When you consider that his official oeuvre begins “She said looking through the monarchy of pronouns Her halftone face profiles the moment” it is less surprising than he seems to believe that he was not asked for an encore. Besides, what rhymes with Enbridge? Although I gather rhyming is passé in poetry these days.

So long then Fred

Your stuff’s unread

Up we are fed.

If that’s a poem

You should go home

And cease to show ‘em.

Running Iran and running in it

- June 17th, 2013

If you’re wondering how only 8 of 686 would-be candidates were allowed to run in Iran’s presidential election, it’s very simple. The Guardian Council of the Constitution approves candidates… or doesn’t if they’re not sufficiently keen on wholesome principles like death to Israel and death to the Great Satan and an Iranian nuclear bomb and such like. And where does this GCC come from? Again, very simple. The Supreme Leader chooses six members while the Parliament (whose legislation it can veto and whose candidates it can also veto) chooses six from a list prepared by the head of the Judicial Power who is (but you saw this coming) appointed by the Supreme Leader.
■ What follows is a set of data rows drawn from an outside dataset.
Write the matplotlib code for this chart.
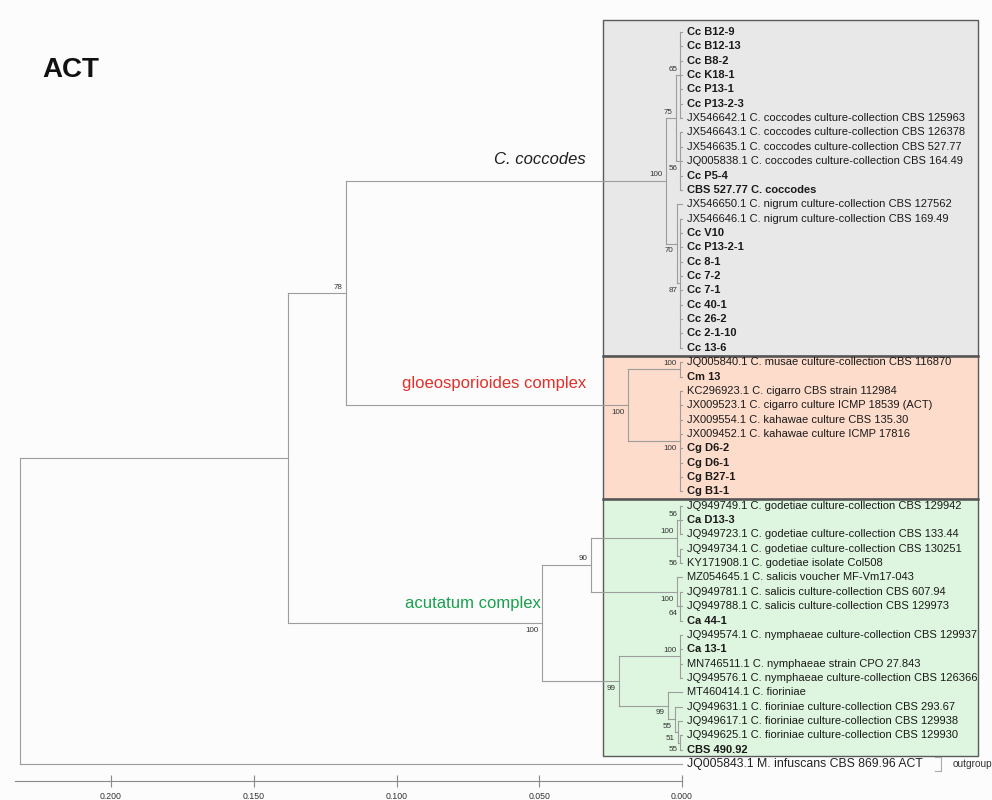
import matplotlib
matplotlib.use("Agg")
import matplotlib.pyplot as plt
from matplotlib.patches import Rectangle

plt.rcParams['font.family'] = ['Liberation Sans', 'DejaVu Sans']

# leaves, top to bottom
leaves = [
    'Cc B12-9', 'Cc B12-13', 'Cc B8-2', 'Cc K18-1', 'Cc P13-1', 'Cc P13-2-3',
    'JX546642.1 C. coccodes culture-collection CBS 125963',
    'JX546643.1 C. coccodes culture-collection CBS 126378',
    'JX546635.1 C. coccodes culture-collection CBS 527.77',
    'JQ005838.1 C. coccodes culture-collection CBS 164.49',
    'Cc P5-4', 'CBS 527.77 C. coccodes',
    'JX546650.1 C. nigrum culture-collection CBS 127562',
    'JX546646.1 C. nigrum culture-collection CBS 169.49',
    'Cc V10', 'Cc P13-2-1', 'Cc 8-1', 'Cc 7-2', 'Cc 7-1', 'Cc 40-1', 'Cc 26-2',
    'Cc 2-1-10', 'Cc 13-6',
    'JQ005840.1 C. musae culture-collection CBS 116870', 'Cm 13',
    'KC296923.1 C. cigarro CBS strain 112984',
    'JX009523.1 C. cigarro culture ICMP 18539 (ACT)',
    'JX009554.1 C. kahawae culture CBS 135.30',
    'JX009452.1 C. kahawae culture ICMP 17816',
    'Cg D6-2', 'Cg D6-1', 'Cg B27-1', 'Cg B1-1',
    'JQ949749.1 C. godetiae culture-collection CBS 129942', 'Ca D13-3',
    'JQ949723.1 C. godetiae culture-collection CBS 133.44',
    'JQ949734.1 C. godetiae culture-collection CBS 130251',
    'KY171908.1 C. godetiae isolate Col508',
    'MZ054645.1 C. salicis voucher MF-Vm17-043',
    'JQ949781.1 C. salicis culture-collection CBS 607.94',
    'JQ949788.1 C. salicis culture-collection CBS 129973',
    'Ca 44-1',
    'JQ949574.1 C. nymphaeae culture-collection CBS 129937', 'Ca 13-1',
    'MN746511.1 C. nymphaeae strain CPO 27.843',
    'JQ949576.1 C. nymphaeae culture-collection CBS 126366',
    'MT460414.1 C. fioriniae',
    'JQ949631.1 C. fioriniae culture-collection CBS 293.67',
    'JQ949617.1 C. fioriniae culture-collection CBS 129938',
    'JQ949625.1 C. fioriniae culture-collection CBS 129930',
    'CBS 490.92',
    'JQ005843.1 M. infuscans CBS 869.96 ACT',
]
bold_prefix = ('Cc', 'Cm', 'Cg', 'Ca', 'CBS')
outgroup_leaf = 51

# internal nodes: height (distance from tips), bootstrap, children
nodes = {
    'root':    (0.2319, None, ['ingroup', 51]),
    'ingroup': (0.1380, None, ['n78', 'acu']),
    'n78':     (0.1177, 78,  ['cocc', 'gloeo']),
    'cocc':    (0.0057, 100, ['c75', 'c70']),
    'c75':     (0.0022, 75,  ['c65', 'c56']),
    'c65':     (0.0006, 65,  list(range(0, 7))),
    'c56':     (0.0006, 56,  list(range(7, 12))),
    'c70':     (0.0018, 70,  [12, 'c87']),
    'c87':     (0.0006, 87,  list(range(13, 23))),
    'gloeo':   (0.0189, 100, ['g_mus', 'g_kah']),
    'g_mus':   (0.0006, 100, [23, 24]),
    'g_kah':   (0.0006, 100, list(range(25, 33))),
    'acu':     (0.0490, 100, ['a90', 'a99']),
    'a90':     (0.0320, 90,  ['god', 'sal']),
    'god':     (0.0019, 100, ['god_a', 'god_b']),
    'god_a':   (0.0006, 56,  [33, 34, 35]),
    'god_b':   (0.0006, 56,  [36, 37]),
    'sal':     (0.0019, 100, [38, 'sal64']),
    'sal64':   (0.0006, 64,  [39, 40, 41]),
    'a99':     (0.0221, 99,  ['nym', 'fio99']),
    'nym':     (0.0006, 100, [42, 43, 44, 45]),
    'fio99':   (0.0050, 99,  [46, 'fio55']),
    'fio55':   (0.0025, 55,  [47, 'fio51']),
    'fio51':   (0.0014, 51,  [48, 'fio55b']),
    'fio55b':  (0.0006, 55,  [49, 50]),
}

clades = ['C. coccodes', 'gloeosporioides complex', 'acutatum complex']
clade_rows = [(0, 22), (23, 32), (33, 50)]
clade_colors = ['#e8e8e8', '#fddccb', '#def6df']
clade_text_colors = ['#1e1e1e', '#e2302a', '#19a04e']

scale_ticks = [0.200, 0.150, 0.100, 0.050, 0.000]

line_c = '#9d9d9d'
fig = plt.figure(figsize=(9.92, 8.0), dpi=100)
fig.patch.set_facecolor('#fcfcfc')
ax = fig.add_axes([0, 0, 1, 1])
ax.set_facecolor('#fcfcfc')
ax.set_xlim(0.2389, -0.1086)
ax.set_ylim(53.5, -2.23)


def ypos(n):
    if isinstance(n, int):
        return n
    ch = nodes[n][2]
    return (ypos(ch[0]) + ypos(ch[-1])) / 2


def height(n):
    return 0.0 if isinstance(n, int) else nodes[n][0]


# clade boxes
tops = [-0.84, 22.56, 32.5]
bots = [22.56, 32.5, 50.42]
for i in range(3):
    ax.add_patch(Rectangle((0.0277, tops[i]), -0.1314, bots[i] - tops[i],
                           facecolor=clade_colors[i], edgecolor='#5a5a5a',
                           lw=1.0, zorder=1))
for yb in [22.56, 32.5]:
    ax.plot([0.0277, -0.1037], [yb, yb], color='#555555', lw=1.8, zorder=2)

# branches
for name, (h, sup, ch) in nodes.items():
    ys = [ypos(c) for c in ch]
    ax.plot([h, h], [ys[0], ys[-1]], color=line_c, lw=0.8, zorder=3)
    for c, yc in zip(ch, ys):
        ax.plot([h, height(c)], [yc, yc], color=line_c, lw=0.8, zorder=3)
        if not isinstance(c, int) and nodes[c][1] is not None:
            dy = -0.42 if c == ch[0] else 0.5
            ax.text(nodes[c][0] + 0.0011, yc + dy, str(nodes[c][1]),
                    fontsize=5.8, color='#333333', ha='right', va='center',
                    zorder=4)

# leaf labels
for i, lab in enumerate(leaves):
    if i == outgroup_leaf:
        ax.text(-0.0018, i, lab, fontsize=8.8, color='#222222',
                ha='left', va='center', zorder=4)
        continue
    bold = lab.split()[0] in bold_prefix
    ax.text(-0.0018, i, lab, fontsize=8, color='#1a1a1a',
            fontweight='bold' if bold else 'normal',
            ha='left', va='center', zorder=4)

# outgroup bracket
ax.plot([-0.0886, -0.0907, -0.0907, -0.0886],
        [outgroup_leaf - 0.5, outgroup_leaf - 0.5, outgroup_leaf + 0.45, outgroup_leaf + 0.45],
        color='#aaaaaa', lw=0.8)
ax.text(-0.0949, outgroup_leaf, 'outgroup', fontsize=7.3, color='#333333',
        ha='left', va='center')

# clade names
ax.text(0.0336, 8.9, clades[0], fontsize=12, style='italic',
        color=clade_text_colors[0], ha='right', va='center')
ax.text(0.0336, 24.5, clades[1], fontsize=12,
        color=clade_text_colors[1], ha='right', va='center')
ax.text(0.0494, 39.8, clades[2], fontsize=12,
        color=clade_text_colors[2], ha='right', va='center')

ax.text(0.2242, 2.65, 'ACT', fontsize=20, fontweight='bold',
        color='#111111', ha='left', va='center')

# scale axis
for s in ['top', 'left', 'right']:
    ax.spines[s].set_visible(False)
ax.spines['bottom'].set_position(('data', 52.2))
ax.spines['bottom'].set_bounds(0.2337, 0.0)
ax.spines['bottom'].set_color('#8a8a8a')
ax.spines['bottom'].set_linewidth(0.8)
ax.set_xticks(scale_ticks)
ax.set_xticklabels(['%.3f' % t for t in scale_ticks])
ax.tick_params(axis='x', direction='inout', length=8, width=0.8,
               color='#8a8a8a', labelsize=6.3, labelcolor='#333333', pad=4)
ax.set_yticks([])

fig.savefig('out.png', dpi=100, facecolor=fig.get_facecolor())
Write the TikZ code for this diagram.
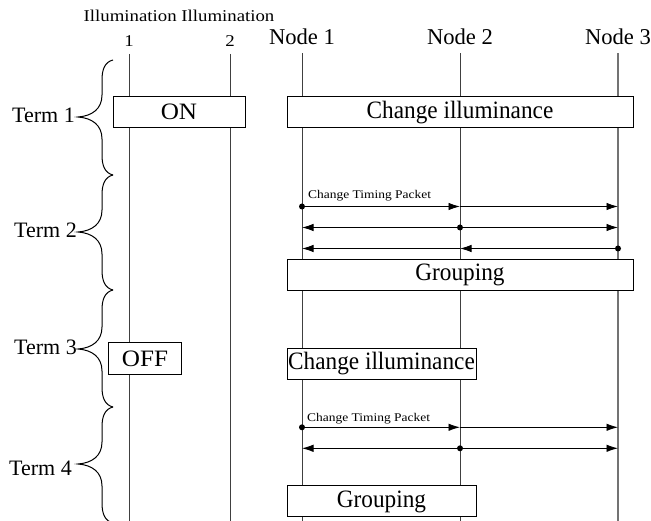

Even if you do get to be President, you don’t run the country. That’s the Supreme Leader, chosen by the Assembly of Experts (directly elected from candidates approved by… itself, and vetted by that darn Guardian Council again). Oh, and the Supreme Council of the Cultural Revolution can create things that aren’t laws but are binding and can’t be overruled except by the Supreme Leader… who appoints the SCCR personally.

Which raises the vexed question: Even if you could run for president of Iran, or for its parliament, why would you want to? That so many people would vote for a fake moderate anyway (a “pragmatist” according to the New York Times and we all know what that means) suggests most Iranians wish this question had a better answer than it does. But those who rule them for their own benefit without their genuine consent probably don’t care. Certainly this tangled self-perpetuating institutional framework suggests they don’t.